— Start of LISTING —
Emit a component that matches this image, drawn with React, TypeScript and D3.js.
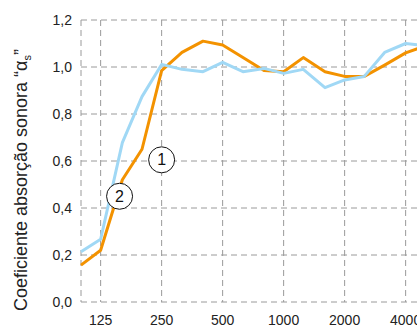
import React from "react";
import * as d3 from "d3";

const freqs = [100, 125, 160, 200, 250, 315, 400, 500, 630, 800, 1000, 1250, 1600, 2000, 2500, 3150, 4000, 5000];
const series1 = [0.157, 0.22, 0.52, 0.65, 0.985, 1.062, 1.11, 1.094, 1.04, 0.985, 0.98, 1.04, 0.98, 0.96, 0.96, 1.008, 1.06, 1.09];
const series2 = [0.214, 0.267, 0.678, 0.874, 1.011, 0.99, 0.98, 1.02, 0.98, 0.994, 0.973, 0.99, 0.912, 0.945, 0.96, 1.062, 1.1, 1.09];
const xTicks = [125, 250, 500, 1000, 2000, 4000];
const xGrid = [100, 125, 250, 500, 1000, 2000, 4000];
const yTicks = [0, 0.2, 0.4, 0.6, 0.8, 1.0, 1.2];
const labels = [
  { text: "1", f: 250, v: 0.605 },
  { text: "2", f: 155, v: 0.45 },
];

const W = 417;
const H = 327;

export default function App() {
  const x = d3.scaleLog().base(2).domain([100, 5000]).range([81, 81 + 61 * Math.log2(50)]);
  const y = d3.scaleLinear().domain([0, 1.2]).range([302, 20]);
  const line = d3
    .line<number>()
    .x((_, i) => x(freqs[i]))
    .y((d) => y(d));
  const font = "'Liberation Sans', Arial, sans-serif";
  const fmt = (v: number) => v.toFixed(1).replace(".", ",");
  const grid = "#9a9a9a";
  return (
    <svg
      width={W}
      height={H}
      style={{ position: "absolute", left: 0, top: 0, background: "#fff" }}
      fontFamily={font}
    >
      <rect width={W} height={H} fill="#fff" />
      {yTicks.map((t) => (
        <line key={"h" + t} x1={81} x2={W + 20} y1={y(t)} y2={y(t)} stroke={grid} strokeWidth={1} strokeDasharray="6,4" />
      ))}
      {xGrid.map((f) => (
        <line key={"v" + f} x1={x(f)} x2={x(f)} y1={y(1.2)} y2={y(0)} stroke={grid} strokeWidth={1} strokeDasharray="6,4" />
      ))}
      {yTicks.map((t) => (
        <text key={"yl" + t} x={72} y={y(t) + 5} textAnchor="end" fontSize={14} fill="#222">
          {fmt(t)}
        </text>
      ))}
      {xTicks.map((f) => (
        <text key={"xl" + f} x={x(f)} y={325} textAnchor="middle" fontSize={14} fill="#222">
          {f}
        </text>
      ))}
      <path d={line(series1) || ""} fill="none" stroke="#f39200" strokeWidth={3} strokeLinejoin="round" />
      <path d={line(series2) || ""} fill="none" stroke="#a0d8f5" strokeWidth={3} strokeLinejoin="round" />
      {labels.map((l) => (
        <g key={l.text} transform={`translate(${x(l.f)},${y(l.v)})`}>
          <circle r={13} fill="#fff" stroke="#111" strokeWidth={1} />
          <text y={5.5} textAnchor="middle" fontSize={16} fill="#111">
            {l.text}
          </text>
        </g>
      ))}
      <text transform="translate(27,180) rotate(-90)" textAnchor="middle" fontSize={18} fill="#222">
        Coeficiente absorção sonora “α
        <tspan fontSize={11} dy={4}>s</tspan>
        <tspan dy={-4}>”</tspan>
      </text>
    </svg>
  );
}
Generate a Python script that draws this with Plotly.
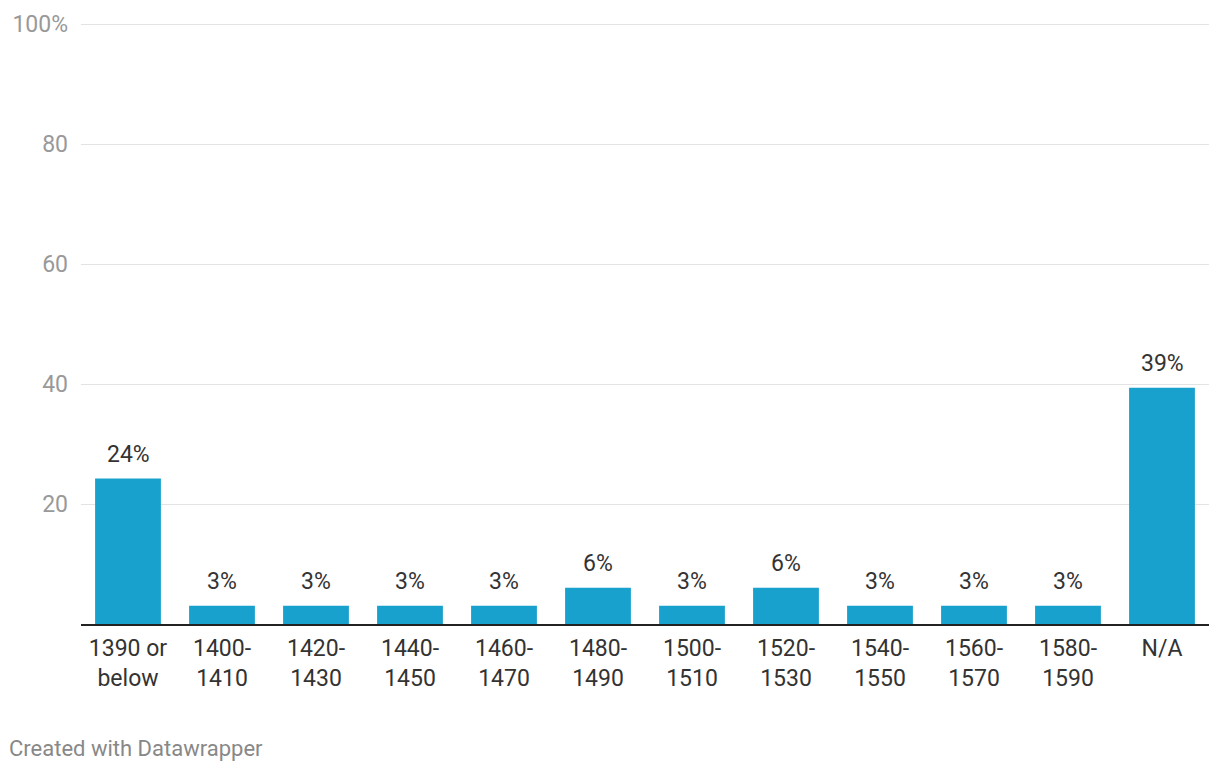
— End of LISTING —
TASK OBJECTIVE -
Everything from the top line of the data down to and including the line with "const H = 327;" is to be copied, except the pictures.

SOLUTION TO THE PROBLEM -
Emit a component that matches this image, drawn with React, TypeScript and D3.js.
import React from "react";
import * as d3 from "d3";

const freqs = [100, 125, 160, 200, 250, 315, 400, 500, 630, 800, 1000, 1250, 1600, 2000, 2500, 3150, 4000, 5000];
const series1 = [0.157, 0.22, 0.52, 0.65, 0.985, 1.062, 1.11, 1.094, 1.04, 0.985, 0.98, 1.04, 0.98, 0.96, 0.96, 1.008, 1.06, 1.09];
const series2 = [0.214, 0.267, 0.678, 0.874, 1.011, 0.99, 0.98, 1.02, 0.98, 0.994, 0.973, 0.99, 0.912, 0.945, 0.96, 1.062, 1.1, 1.09];
const xTicks = [125, 250, 500, 1000, 2000, 4000];
const xGrid = [100, 125, 250, 500, 1000, 2000, 4000];
const yTicks = [0, 0.2, 0.4, 0.6, 0.8, 1.0, 1.2];
const labels = [
  { text: "1", f: 250, v: 0.605 },
  { text: "2", f: 155, v: 0.45 },
];

const W = 417;
const H = 327;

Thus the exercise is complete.